##### Extracted entries #####
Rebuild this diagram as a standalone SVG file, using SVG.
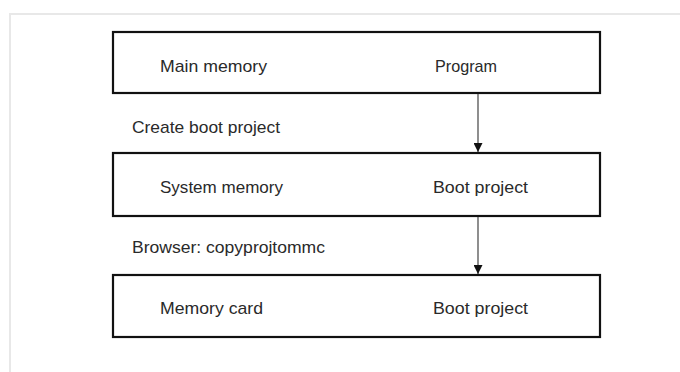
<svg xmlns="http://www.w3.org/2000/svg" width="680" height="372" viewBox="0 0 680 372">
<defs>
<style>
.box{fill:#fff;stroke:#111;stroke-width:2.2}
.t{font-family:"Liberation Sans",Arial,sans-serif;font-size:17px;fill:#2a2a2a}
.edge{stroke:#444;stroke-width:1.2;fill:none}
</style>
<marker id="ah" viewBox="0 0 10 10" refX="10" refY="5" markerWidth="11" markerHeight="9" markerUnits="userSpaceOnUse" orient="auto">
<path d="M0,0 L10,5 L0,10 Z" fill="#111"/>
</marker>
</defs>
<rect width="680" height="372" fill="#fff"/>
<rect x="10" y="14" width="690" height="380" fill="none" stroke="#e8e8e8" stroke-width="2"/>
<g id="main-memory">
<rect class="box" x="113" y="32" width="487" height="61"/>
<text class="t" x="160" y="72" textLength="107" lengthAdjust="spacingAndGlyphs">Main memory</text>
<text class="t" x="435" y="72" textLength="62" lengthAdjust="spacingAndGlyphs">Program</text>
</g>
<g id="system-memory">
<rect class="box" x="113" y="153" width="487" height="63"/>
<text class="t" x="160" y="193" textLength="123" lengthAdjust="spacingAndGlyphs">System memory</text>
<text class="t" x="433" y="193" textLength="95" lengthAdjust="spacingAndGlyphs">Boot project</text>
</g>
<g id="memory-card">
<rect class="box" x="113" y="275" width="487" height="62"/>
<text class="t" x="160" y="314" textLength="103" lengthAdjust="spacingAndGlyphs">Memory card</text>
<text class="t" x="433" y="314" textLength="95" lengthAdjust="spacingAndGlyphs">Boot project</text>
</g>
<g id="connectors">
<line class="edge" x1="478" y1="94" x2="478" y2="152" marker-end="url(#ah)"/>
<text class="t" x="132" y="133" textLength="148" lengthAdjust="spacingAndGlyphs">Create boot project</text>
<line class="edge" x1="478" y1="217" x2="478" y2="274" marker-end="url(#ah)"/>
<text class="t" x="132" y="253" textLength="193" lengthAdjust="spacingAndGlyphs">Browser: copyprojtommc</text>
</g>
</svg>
#####
##### Extracted entries #####
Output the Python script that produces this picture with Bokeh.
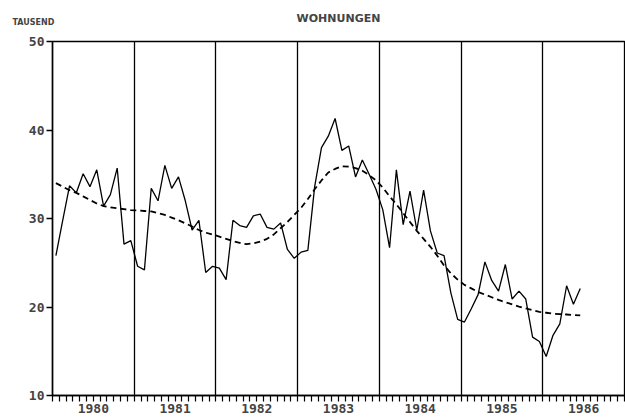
#####
**What is asked**
Copy whichever lines in the listing above contain the word "this".

**Task output**
Rebuild this diagram as a standalone SVG file, using SVG.
Output the Python script that produces this picture with Bokeh.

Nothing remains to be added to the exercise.